ここで、便宜的にフィギュアスケーターを第一のカテゴリーと区分してしまったけれども、実際にはそうではない人も多々存在する。日本人選手に限ったって、安藤美姫なんかは、はっきりと第三のカテゴリーの人間で、(彼女の言葉でいうところの)お客様も第三のカテゴリーの人間として一人一人独立した愛する人々として捉えてその場にいる。浅田真央も本質としてはそういう人間のように思える。男子二人に関してはよくわからないけれども、というか、第一のカテゴリーそのものであるような発言を繰り返す高橋大輔なんかむしろ本人からそれはどういう心境なのかよく聞きたい。ほじくりたい。このカテゴリーが一番よくわからない、きちんと接したこともない。本気でそう思って言ってるのかすらよくわからない。本気で言ってるならより一層興味深いことになる。
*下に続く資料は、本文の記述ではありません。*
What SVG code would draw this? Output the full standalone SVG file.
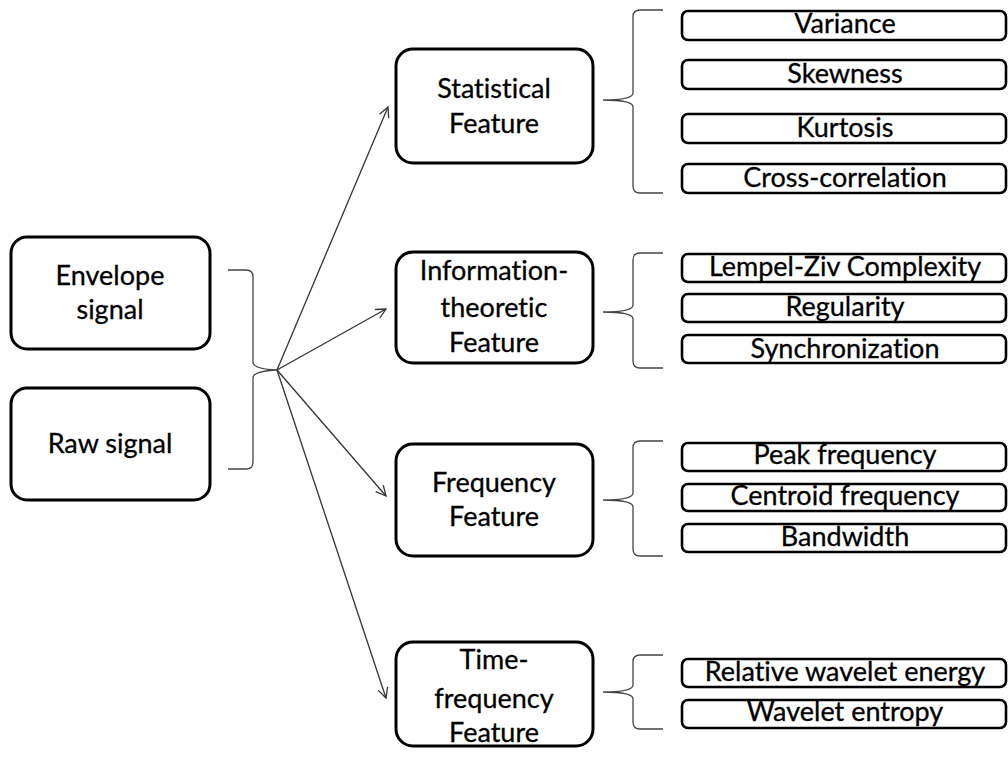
<svg xmlns="http://www.w3.org/2000/svg" width="1008" height="757" viewBox="0 0 1008 757">
  <style>
    .box { fill: #fff; stroke: #000; stroke-width: 3; }
    .item { fill: #fff; stroke: #000; stroke-width: 2.6; }
    .t { font-family: Lato, "Open Sans", sans-serif; font-size: 27px; font-variant-ligatures: none; fill: #000; stroke: #000; stroke-width: 0.3; text-anchor: middle; }
    .brace { fill: none; stroke: #444; stroke-width: 1.3; }
    .link { fill: none; stroke: #333; stroke-width: 1.3; marker-end: url(#arrow); }
  </style>
  <defs>
    <marker id="arrow" viewBox="0 0 12 12" refX="11" refY="6" markerWidth="12" markerHeight="12" markerUnits="userSpaceOnUse" orient="auto">
      <path d="M1,1 L11,6 L1,11" fill="none" stroke="#333" stroke-width="1.3"/>
    </marker>
  </defs>

  <!-- input signals -->
  <g id="envelope">
    <rect class="box" x="11" y="237" width="199" height="112" rx="16"/>
    <text class="t" x="110" y="285">Envelope</text>
    <text class="t" x="110" y="319">signal</text>
  </g>
  <g id="raw">
    <rect class="box" x="11" y="388" width="199" height="112" rx="16"/>
    <text class="t" x="110" y="453">Raw signal</text>
  </g>

  <!-- feature categories -->
  <g id="statistical">
    <rect class="box" x="396" y="49" width="197" height="114" rx="17"/>
    <text class="t" x="494" y="98">Statistical</text>
    <text class="t" x="494" y="133">Feature</text>
  </g>
  <g id="information">
    <rect class="box" x="396" y="252" width="197" height="111" rx="17"/>
    <text class="t" x="494" y="280">Information-</text>
    <text class="t" x="494" y="317">theoretic</text>
    <text class="t" x="494" y="352">Feature</text>
  </g>
  <g id="frequency">
    <rect class="box" x="396" y="444" width="197" height="112" rx="17"/>
    <text class="t" x="494" y="492">Frequency</text>
    <text class="t" x="494" y="526">Feature</text>
  </g>
  <g id="timefrequency">
    <rect class="box" x="396" y="642" width="197" height="104" rx="17"/>
    <text class="t" x="494" y="669">Time-</text>
    <text class="t" x="494" y="708">frequency</text>
    <text class="t" x="494" y="742">Feature</text>
  </g>

  <!-- individual features -->
  <g id="variance"><rect class="item" x="682" y="11" width="324" height="29" rx="6"/><text class="t" x="845" y="33">Variance</text></g>
  <g id="skewness"><rect class="item" x="682" y="60" width="324" height="29" rx="6"/><text class="t" x="845" y="83">Skewness</text></g>
  <g id="kurtosis"><rect class="item" x="682" y="114" width="324" height="29" rx="6"/><text class="t" x="845" y="137">Kurtosis</text></g>
  <g id="crosscorrelation"><rect class="item" x="682" y="164" width="324" height="29" rx="6"/><text class="t" x="845" y="187">Cross-correlation</text></g>

  <g id="lempelziv"><rect class="item" x="682" y="254" width="324" height="28" rx="6"/><text class="t" x="845" y="276">Lempel-Ziv Complexity</text></g>
  <g id="regularity"><rect class="item" x="682" y="294" width="324" height="28" rx="6"/><text class="t" x="845" y="316">Regularity</text></g>
  <g id="synchronization"><rect class="item" x="682" y="335" width="324" height="28" rx="6"/><text class="t" x="845" y="358">Synchronization</text></g>

  <g id="peak"><rect class="item" x="682" y="443" width="324" height="28" rx="6"/><text class="t" x="845" y="464">Peak frequency</text></g>
  <g id="centroid"><rect class="item" x="682" y="484" width="324" height="27" rx="6"/><text class="t" x="845" y="505">Centroid frequency</text></g>
  <g id="bandwidth"><rect class="item" x="682" y="524" width="324" height="28" rx="6"/><text class="t" x="845" y="546">Bandwidth</text></g>

  <g id="relativeenergy"><rect class="item" x="682" y="659" width="324" height="28" rx="6"/><text class="t" x="845" y="681">Relative wavelet energy</text></g>
  <g id="waveletentropy"><rect class="item" x="682" y="700" width="324" height="28" rx="6"/><text class="t" x="845" y="721">Wavelet entropy</text></g>

  <!-- connectors: braces and arrows -->
  <g id="connectors">
    <path class="brace" d="M228,270 L246,270 Q253,270 253,277 L253,362 Q253,369 277,370 Q253,371 253,378 L253,462 Q253,469 246,469 L228,469"/>
    <path class="brace" d="M663,10 L640,10 Q633,10 633,17 L633,93 Q633,100 603,100 Q633,100 633,107 L633,186 Q633,193 640,193 L663,193"/>
    <path class="brace" d="M663,253 L640,253 Q633,253 633,260 L633,305 Q633,312 603,312 Q633,312 633,319 L633,361 Q633,368 640,368 L663,368"/>
    <path class="brace" d="M663,441 L640,441 Q633,441 633,448 L633,493 Q633,500 603,500 Q633,500 633,507 L633,549 Q633,556 640,556 L663,556"/>
    <path class="brace" d="M663,655 L640,655 Q633,655 633,662 L633,685 Q633,692 603,692 Q633,692 633,699 L633,722 Q633,729 640,729 L663,729"/>
    <line class="link" x1="277" y1="370" x2="388" y2="107"/>
    <line class="link" x1="277" y1="370" x2="386" y2="309"/>
    <line class="link" x1="277" y1="370" x2="386" y2="496"/>
    <line class="link" x1="277" y1="370" x2="386" y2="698"/>
  </g>
</svg>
なぜなら、私は彼の見せる「孤独」に惹き付けられて、それを生で感じたくて「フィギュアスケートの現場」という敷居の高さを乗り越えてその場に辿り着いたからだ。ラフマニノフのピアノコンチェルト2番で露骨に出ていた「孤独」が今回のフリーのピアソラブエノスアイレスの冬を見たら相変わらず健在で驚いた。この人の「孤独」と「大衆の視線への憧れ」の関係がどう本人の中におさまっているのか気になって落ちつかない。まるっきり第一のカテゴリーの典型のようでいて、その実、第三のカテゴリーに属しているような、ドン・ファンを気取っているけど実はトリスタンだった、というような可能性をどうしても捨てきれないのは、その「孤独」が私とよく似た種類の「孤独」に見えてしまってたまらないから。愛するものを欲するが故の「孤独」にしか見えないから。この種類の「孤独」は決して共有できないけれども、似たような「孤独」を持つ人と一緒ならば安心して「孤独」になれる、という種類の「孤独」だから。かつ、ドン・ファンを気取っているのではなくて(SPのラテン・メドレーはなんとドン・ファン的なのだろう!)、ドン・ファンもトリスタンも両方本質として併せ持っているのだとしても、それともどちらか、もしくは両方ともが演技なのだとしても、その仕組みを解明したくていてもたってもいられない私が今ここにいる。